The US Congressional Committee report “Warlords, Inc.” says the Taliban’s principal source of income is its control of the opium trade, as well related sources, such as farming and transportation. Since figures are not officially reported, the estimates of funding the insurgents derive from the drug trade vary widely.

Strategies designed to address Afghanistan’s narcotics problem have reflected lessons learnt from previous counter-narcotics efforts. In 2003, the Afghan government introduced a National Drug Control Strategy (NDCS) with the objective of eliminating production, consumption and trafficking of opium. Eradication became the core of the counter-narcotics policy until 2009. Aware that eradication alienated rural Afghans who depend on opium as the main source of income, the American military distanced itself from eradication, and instead supported provincial governors to conduct operations. In 2009, a new US strategy placed primary focus on interdiction of the nexus between narco-trafficking and the insurgency, and emphasized agricultural assistance to farmers and rural development. The new US counter-narcotics strategy was developed from lessons learnt in counter-drug campaigns in Colombia, Peru and Thailand.

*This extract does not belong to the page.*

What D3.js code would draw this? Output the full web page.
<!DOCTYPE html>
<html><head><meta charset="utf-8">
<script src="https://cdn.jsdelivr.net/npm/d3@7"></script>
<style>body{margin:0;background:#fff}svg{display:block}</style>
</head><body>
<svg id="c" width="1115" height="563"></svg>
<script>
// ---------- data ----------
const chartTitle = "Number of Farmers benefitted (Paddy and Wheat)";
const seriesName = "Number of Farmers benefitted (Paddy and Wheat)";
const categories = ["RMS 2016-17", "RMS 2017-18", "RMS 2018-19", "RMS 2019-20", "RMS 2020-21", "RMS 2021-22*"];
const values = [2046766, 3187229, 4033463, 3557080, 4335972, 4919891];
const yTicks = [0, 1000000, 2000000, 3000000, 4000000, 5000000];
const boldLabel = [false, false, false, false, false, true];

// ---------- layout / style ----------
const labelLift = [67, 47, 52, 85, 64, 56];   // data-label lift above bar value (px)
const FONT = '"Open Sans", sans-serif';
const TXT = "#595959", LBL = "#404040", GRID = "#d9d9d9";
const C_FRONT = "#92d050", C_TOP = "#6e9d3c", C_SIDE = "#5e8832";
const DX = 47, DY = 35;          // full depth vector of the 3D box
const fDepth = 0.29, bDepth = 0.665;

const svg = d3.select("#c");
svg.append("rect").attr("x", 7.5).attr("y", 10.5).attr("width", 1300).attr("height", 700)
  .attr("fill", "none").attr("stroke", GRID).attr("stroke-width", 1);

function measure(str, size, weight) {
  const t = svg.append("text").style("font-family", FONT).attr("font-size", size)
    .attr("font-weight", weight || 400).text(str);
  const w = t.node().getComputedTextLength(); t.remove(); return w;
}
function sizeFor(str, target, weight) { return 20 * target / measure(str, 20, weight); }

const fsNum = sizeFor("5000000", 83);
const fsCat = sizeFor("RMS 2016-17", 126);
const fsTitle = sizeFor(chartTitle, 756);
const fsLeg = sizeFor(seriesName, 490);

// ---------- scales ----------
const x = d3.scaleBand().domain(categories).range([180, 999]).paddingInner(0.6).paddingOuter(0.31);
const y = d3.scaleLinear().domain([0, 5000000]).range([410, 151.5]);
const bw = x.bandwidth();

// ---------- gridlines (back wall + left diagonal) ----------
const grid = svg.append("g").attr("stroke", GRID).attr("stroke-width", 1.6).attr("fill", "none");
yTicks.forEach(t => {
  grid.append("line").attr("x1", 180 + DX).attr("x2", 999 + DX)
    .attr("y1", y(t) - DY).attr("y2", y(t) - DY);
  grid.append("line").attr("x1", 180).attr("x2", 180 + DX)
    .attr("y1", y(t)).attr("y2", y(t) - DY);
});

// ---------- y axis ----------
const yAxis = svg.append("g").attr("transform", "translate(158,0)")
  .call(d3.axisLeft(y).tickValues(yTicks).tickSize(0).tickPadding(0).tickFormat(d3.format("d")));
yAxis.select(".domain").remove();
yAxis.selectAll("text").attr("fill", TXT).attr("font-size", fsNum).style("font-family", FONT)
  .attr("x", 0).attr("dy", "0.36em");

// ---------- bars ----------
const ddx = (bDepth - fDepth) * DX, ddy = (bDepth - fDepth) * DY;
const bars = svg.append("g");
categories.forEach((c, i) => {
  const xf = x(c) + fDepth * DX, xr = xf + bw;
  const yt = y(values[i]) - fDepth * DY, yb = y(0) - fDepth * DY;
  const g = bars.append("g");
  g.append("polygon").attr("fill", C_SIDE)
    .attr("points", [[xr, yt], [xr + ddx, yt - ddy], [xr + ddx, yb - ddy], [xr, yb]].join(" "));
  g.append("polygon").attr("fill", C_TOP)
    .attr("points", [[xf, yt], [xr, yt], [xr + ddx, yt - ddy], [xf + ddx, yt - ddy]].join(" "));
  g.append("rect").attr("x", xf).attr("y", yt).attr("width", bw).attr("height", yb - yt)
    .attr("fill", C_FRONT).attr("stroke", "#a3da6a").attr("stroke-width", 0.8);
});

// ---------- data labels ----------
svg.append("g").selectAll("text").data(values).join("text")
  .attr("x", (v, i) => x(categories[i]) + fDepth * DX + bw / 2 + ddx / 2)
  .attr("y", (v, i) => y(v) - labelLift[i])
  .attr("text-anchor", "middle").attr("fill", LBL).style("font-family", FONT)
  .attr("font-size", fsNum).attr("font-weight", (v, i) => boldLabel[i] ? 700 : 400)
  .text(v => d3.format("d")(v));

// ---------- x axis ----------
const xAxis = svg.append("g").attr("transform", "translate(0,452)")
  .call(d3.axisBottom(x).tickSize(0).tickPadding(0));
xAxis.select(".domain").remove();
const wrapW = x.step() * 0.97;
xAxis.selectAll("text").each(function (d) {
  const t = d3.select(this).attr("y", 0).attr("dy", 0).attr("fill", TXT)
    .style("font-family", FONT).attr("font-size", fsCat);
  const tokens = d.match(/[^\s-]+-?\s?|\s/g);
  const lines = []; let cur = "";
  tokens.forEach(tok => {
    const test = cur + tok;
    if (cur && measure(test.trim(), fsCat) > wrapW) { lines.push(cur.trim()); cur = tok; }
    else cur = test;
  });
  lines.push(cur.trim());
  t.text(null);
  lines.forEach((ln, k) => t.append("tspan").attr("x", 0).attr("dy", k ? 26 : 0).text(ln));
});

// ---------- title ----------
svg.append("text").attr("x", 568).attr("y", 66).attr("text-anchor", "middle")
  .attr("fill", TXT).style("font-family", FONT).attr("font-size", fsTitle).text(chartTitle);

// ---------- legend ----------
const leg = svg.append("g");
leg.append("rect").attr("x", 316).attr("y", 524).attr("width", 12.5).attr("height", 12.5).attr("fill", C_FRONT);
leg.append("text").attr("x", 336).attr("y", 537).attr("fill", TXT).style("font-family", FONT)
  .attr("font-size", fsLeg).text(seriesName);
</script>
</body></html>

The Afghan government is in charge of all counter-narcotics operations, and the Ministry of Counter-Narcotics (MCN) coordinates the efforts of the forces under the control of the Ministry of Defence (MoD) and the Ministry of the Interior (MoI). MoI has the preponderance of forces with the Counternarcotics Police of Afghanistan (CNPA) and the British-trained Afghan Special Narcotics Force (ASNF).The effectiveness of counter-narcotics operations has been mixed. For instance, in Helmand, Afghanistan’s largest poppy-growing province, cultivation has been declining for three consecutive years. This may be the result of increased eradication efforts, but a fungus has also ravaged the poppies. The same DoD reports says counter-narcotics efforts are hampered by corruption and poor security, and that “greater political will, increased institutional capacity, and more robust efforts at all levels of government are required to decrease cultivation and combat trafficking”.

The experts predict that poppy cultivation will increase after international combat forces withdraw, and that it will not severely affect the insurgents’ ability to fund themselves, nor will it have an effect on the powerful “patrons” in the country. The Afghan government’s efforts to control the poppy culture are interlinked with the other problems of security and corruption. Good governance and an effective program to solve the problems at the same time is essential, according to President Karzai, to solving all of them together.